A major acute hospital in the East of England and its main commissioner are to go to mediation after being unable to sign a contract for this financial year.
NHS Norfolk and Waveney has asked the Centre for Effective Dispute Resolution to step in after it could not reach agreement with Norfolk and Norwich University Hospitals Foundation Trust over two elements of the proposed contract.
At issue are how quickly the trust can start to achieve an 18 week referral to treatment time for orthopaedic patients and how it should be penalised for missing this. There is also disagreement about what penalties the hospital should face when ambulance turnaround is delayed.

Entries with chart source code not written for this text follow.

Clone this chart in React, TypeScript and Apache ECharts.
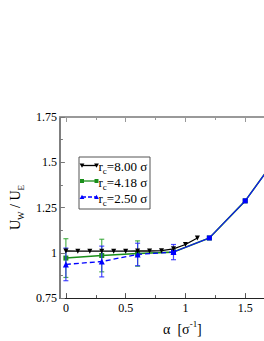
import React, { useEffect, useRef } from "react";
import * as echarts from "echarts";

const FONT = "'Liberation Serif', 'Times New Roman', serif";

// r_c = 8.00 sigma (black, down triangles)
const x8 = [0, 0.1, 0.2, 0.3, 0.4, 0.5, 0.6, 0.7, 0.8, 0.9, 1.0, 1.1];
const y8 = [1.01, 1.009, 1.009, 1.009, 1.009, 1.009, 1.01, 1.01, 1.012, 1.022, 1.046, 1.082];

// r_c = 4.18 sigma (green squares)
const x418 = [0, 0.3, 0.6, 0.9, 1.2, 1.5, 1.8];
const y418 = [0.971, 0.985, 0.996, 1.004, 1.082, 1.287, 1.56];
const e418 = [0.107, 0.09, 0.07, 0, 0, 0, 0];

// r_c = 2.50 sigma (blue triangles, dashed)
const x250 = [0, 0.3, 0.6, 0.9];
const y250 = [0.936, 0.952, 0.991, 1.004];
const e250 = [0.09, 0.085, 0.062, 0.042];

// blue continuation (squares, solid)
const xBlue = [0.9, 1.2, 1.5, 1.8];
const yBlue = [1.004, 1.082, 1.287, 1.56];

const xMajorTicks = [0, 0.5, 1, 1.5, 2];
const xLabels = [0, 0.5, 1, 1.5];
const xMinor = [0.25, 0.75, 1.25, 1.75];
const legendLabels = ["=8.00 σ", "=4.18 σ", "=2.50 σ"];

const zip = (xs: number[], ys: number[]) => xs.map((x, i) => [x, ys[i]]);
const zip3 = (xs: number[], ys: number[], es: number[]) => xs.map((x, i) => [x, ys[i], es[i]]);

function errRender(color: string) {
  return (params: any, api: any) => {
    const x = api.value(0);
    const y = api.value(1);
    const e = api.value(2);
    if (!e) return null;
    const t = api.coord([x, y + e]);
    const b = api.coord([x, y - e]);
    const hw = 2.5;
    const st = { stroke: color, lineWidth: 1.2 };
    return {
      type: "group",
      children: [
        { type: "line", shape: { x1: t[0], y1: t[1], x2: b[0], y2: b[1] }, style: st },
        { type: "line", shape: { x1: t[0] - hw, y1: t[1], x2: t[0] + hw, y2: t[1] }, style: st },
        { type: "line", shape: { x1: b[0] - hw, y1: b[1], x2: b[0] + hw, y2: b[1] }, style: st },
      ],
    };
  };
}

export default function App() {
  const ref = useRef<HTMLDivElement>(null);
  useEffect(() => {
    if (!ref.current) return;
    const chart = echarts.init(ref.current, null, { renderer: "svg" });
    const labelStyle = { fontFamily: FONT, fontSize: 12, color: "#000" };
    const baseX = {
      type: "value",
      min: -0.05,
      max: 2,
      splitLine: { show: false },
    };
    const legendRows = [165.5, 181, 197];
    const legendX0 = 82;
    const legendX1 = 96.5;
    const tri = (cx: number, cy: number, down: boolean) =>
      down
        ? [[cx - 2.4, cy - 2], [cx + 2.4, cy - 2], [cx, cy + 2.2]]
        : [[cx - 2.4, cy + 2], [cx + 2.4, cy + 2], [cx, cy - 2.2]];
    const legendGraphics: any[] = [
      {
        type: "rect",
        shape: { x: 79, y: 157, width: 71, height: 52 },
        style: { fill: "#fff", stroke: "#555", lineWidth: 1 },
        z: 10,
      },
    ];
    const colors = ["#000", "#1a8f1a", "#0000ff"];
    legendRows.forEach((ry, i) => {
      legendGraphics.push({
        type: "line",
        shape: { x1: legendX0, y1: ry, x2: legendX1, y2: ry },
        style: { stroke: colors[i], lineWidth: 1.3, lineDash: i === 2 ? [4, 2] : null },
        z: 11,
      });
      [legendX0, legendX1].forEach((cx) => {
        if (i === 1) {
          legendGraphics.push({
            type: "rect",
            shape: { x: cx - 2, y: ry - 2, width: 4, height: 4 },
            style: { fill: colors[i] },
            z: 12,
          });
        } else {
          legendGraphics.push({
            type: "polygon",
            shape: { points: tri(cx, ry, i === 0) },
            style: { fill: colors[i] },
            z: 12,
          });
        }
      });
      legendGraphics.push({
        type: "text",
        x: 98.5,
        y: ry + 1,
        style: {
          text: "{a|r}{s|c}{a|" + legendLabels[i] + "}",
          verticalAlign: "middle",
          fontFamily: FONT,
          rich: {
            a: { fontFamily: FONT, fontSize: 13, lineHeight: 18, fill: "#000" },
            s: { fontFamily: FONT, fontSize: 9, lineHeight: 18, verticalAlign: "bottom", fill: "#000" },
          },
        },
        z: 12,
      });
    });

    chart.setOption({
      animation: false,
      textStyle: { fontFamily: FONT },
      grid: { left: 39, top: 117, width: 266, height: 183, containLabel: false },
      xAxis: [
        {
          ...baseX,
          position: "bottom",
          axisLine: { show: true, onZero: false, lineStyle: { color: "#222", width: 1.2 } },
          axisTick: { show: true, inside: true, length: 5, customValues: xMajorTicks, lineStyle: { color: "#555" } },
          axisLabel: { ...labelStyle, customValues: xLabels, margin: 4, formatter: (v: number) => String(v) },
          name: "{a|α  [σ}{p|-1}{a|]}",
          nameLocation: "middle",
          nameGap: 17,
          nameTextStyle: {
            fontFamily: FONT,
            rich: {
              a: { fontFamily: FONT, fontSize: 14, lineHeight: 20, color: "#000" },
              p: { fontFamily: FONT, fontSize: 9, lineHeight: 20, verticalAlign: "top", color: "#000" },
            },
          },
        },
        {
          ...baseX,
          position: "bottom",
          axisLine: { show: false, onZero: false },
          axisTick: { show: true, inside: true, length: 3, customValues: xMinor, lineStyle: { color: "#555" } },
          axisLabel: { show: false },
        },
        {
          ...baseX,
          position: "top",
          axisLine: { show: true, onZero: false, lineStyle: { color: "#999", width: 2 } },
          axisTick: { show: true, inside: true, length: 5, customValues: xMajorTicks, lineStyle: { color: "#999" } },
          axisLabel: { show: false },
        },
        {
          ...baseX,
          position: "top",
          axisLine: { show: false, onZero: false },
          axisTick: { show: true, inside: true, length: 3, customValues: xMinor, lineStyle: { color: "#999" } },
          axisLabel: { show: false },
        },
      ],
      yAxis: {
        type: "value",
        min: 0.75,
        max: 1.75,
        interval: 0.25,
        splitLine: { show: false },
        axisLine: { show: true, onZero: false, lineStyle: { color: "#555", width: 1.5 } },
        axisTick: { show: true, inside: true, length: 5, lineStyle: { color: "#777" } },
        minorTick: { show: true, splitNumber: 2, length: 3, lineStyle: { color: "#777" } },
        axisLabel: { ...labelStyle, margin: 3 },
        name: "{a|U}{s|W}{a| / U}{s|E}",
        nameLocation: "middle",
        nameGap: 31,
        nameTextStyle: {
          fontFamily: FONT,
          rich: {
            a: { fontFamily: FONT, fontSize: 14, lineHeight: 20, color: "#000" },
            s: { fontFamily: FONT, fontSize: 9, lineHeight: 20, verticalAlign: "bottom", color: "#000" },
          },
        },
      },
      series: [
        {
          type: "line",
          data: zip(x418, y418),
          symbol: "rect",
          symbolSize: 5,
          color: "#1a8f1a",
          lineStyle: { width: 1.6, color: "#1a8f1a" },
          z: 2,
        },
        {
          type: "custom",
          data: zip3(x418, y418, e418),
          encode: { x: 0, y: 1 },
          renderItem: errRender("rgba(40,160,40,0.8)"),
          z: 3,
        },
        {
          type: "line",
          data: zip(xBlue, yBlue),
          symbol: "rect",
          symbolSize: 5,
          color: "#0000ff",
          lineStyle: { width: 1.1, color: "#1010ff" },
          z: 4,
        },
        {
          type: "custom",
          data: zip3(x250, y250, e250),
          encode: { x: 0, y: 1 },
          renderItem: errRender("rgba(40,40,255,0.85)"),
          z: 5,
        },
        {
          type: "line",
          data: zip(x250, y250),
          symbol: "triangle",
          symbolSize: 6,
          color: "#0000ff",
          lineStyle: { width: 1.3, color: "#0000ff", type: [5, 3] },
          z: 6,
        },
        {
          type: "line",
          data: zip(x8, y8),
          symbol: "triangle",
          symbolRotate: 180,
          symbolSize: 5,
          color: "#000",
          lineStyle: { width: 1.3, color: "#000" },
          z: 7,
        },
      ],
      graphic: legendGraphics,
    });
    return () => chart.dispose();
  }, []);
  return (
    <div style={{ position: "fixed", left: 0, top: 0, width: 264, height: 341, overflow: "hidden", background: "#fff" }}>
      <div ref={ref} style={{ width: 340, height: 341 }} />
    </div>
  );
}
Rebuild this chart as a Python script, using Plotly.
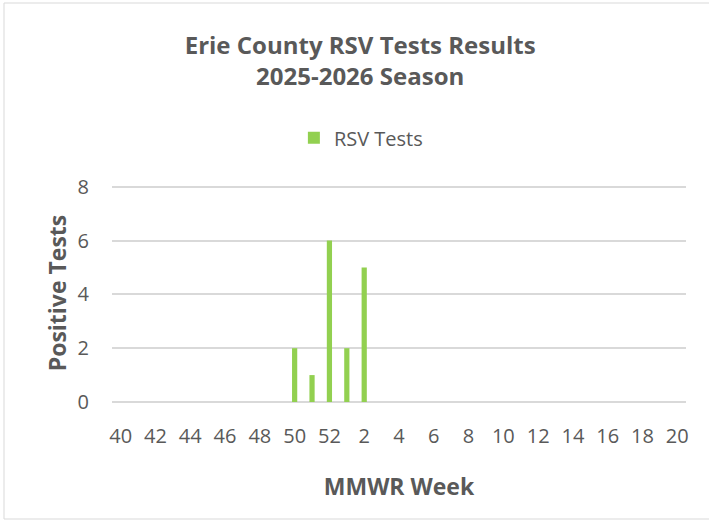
import plotly.graph_objects as go

# MMWR weeks of the 2025-2026 season
weeks = [str(w) for w in range(40, 53)] + [str(w) for w in range(1, 21)]
# positive RSV tests per week (only weeks 50..2 have values)
positives = [None] * 10 + [2, 1, 6, 2, 5] + [None] * 18

GREEN = "#92D050"
GREY = "#595959"
FONT = "Open Sans, sans-serif"

fig = go.Figure(go.Bar(
    x=weeks,
    y=positives,
    name="RSV Tests",
    marker=dict(color=GREEN, line=dict(width=0)),
    width=0.3,
))

fig.update_layout(
    width=709,
    height=520,
    paper_bgcolor="white",
    plot_bgcolor="white",
    font=dict(family=FONT, size=20, color=GREY),
    margin=dict(l=112, r=23, t=184, b=118),
    title=dict(
        text="<b>Erie County RSV Tests Results<br>2025-2026 Season</b>",
        x=0.508, xref="container", xanchor="center",
        y=0.896, yref="container", yanchor="middle",
        font=dict(size=24, color=GREY, family=FONT),
    ),
    showlegend=True,
    legend=dict(
        orientation="h",
        x=0.509, xref="container", xanchor="center",
        y=0.735, yref="container", yanchor="middle",
        font=dict(size=20, color=GREY),
        itemwidth=30,
    ),
    xaxis=dict(
        type="category",
        tickmode="array",
        tickvals=weeks[::2],
        ticktext=weeks[::2],
        showgrid=False,
        showline=False,
        ticks="",
        ticklabelstandoff=20,
        tickfont=dict(size=20, color=GREY),
        title=dict(text="<b>MMWR Week</b>", font=dict(size=23, color=GREY), standoff=30),
    ),
    yaxis=dict(
        range=[0, 8.1],
        tickvals=[0, 2, 4, 6, 8],
        showgrid=True,
        gridcolor="#D9D9D9",
        gridwidth=2,
        zeroline=True,
        zerolinecolor="#D9D9D9",
        zerolinewidth=2,
        ticks="",
        ticklabelstandoff=22,
        tickfont=dict(size=20, color=GREY),
        title=dict(text="<b>Positive Tests</b>", font=dict(size=23, color=GREY), standoff=4),
    ),
)

# light frame around the whole chart area (right edge runs past the page)
plot_w = 709 - 112 - 23
plot_h = 520 - 184 - 118
fig.add_shape(
    type="rect", xref="paper", yref="paper",
    x0=(4 - 112) / plot_w, x1=(715 - 112) / plot_w,
    y0=(520 - 519 - 118) / plot_h, y1=(520 - 3 - 118) / plot_h,
    line=dict(color="#D9D9D9", width=1), fillcolor="rgba(0,0,0,0)", layer="below",
)

fig.write_html(
    "out.html",
    config={"displayModeBar": False},
    post_script="document.body.style.margin='0px';",
)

The primary care trust cluster’s board papers reveal it and the trust had been in dispute over when the 18 week standard should be reached.
Norfolk and Norwich originally suggested the end of February 2013, with penalties then only applying if it failed to meet the standard for two consecutive months. The cluster rejected this.
The trust then offered achievement by the end of December this year but with penalties still not being applied until it had failed to meet the target for two successive months. This was also rejected.
The dispute over ambulance turnaround times occurs with under half of the ambulances being released within 15 minutes over the last two months.
The trust, cluster and ambulance service have discussed a tripartite agreement setting a target of 80 per cent being released within 15 minutes with penalties of £70 per hour for waits over 15 minutes. However, the trust rejected penalties for failure to meet the 80 per cent target.
The date and cost of mediation are not yet known.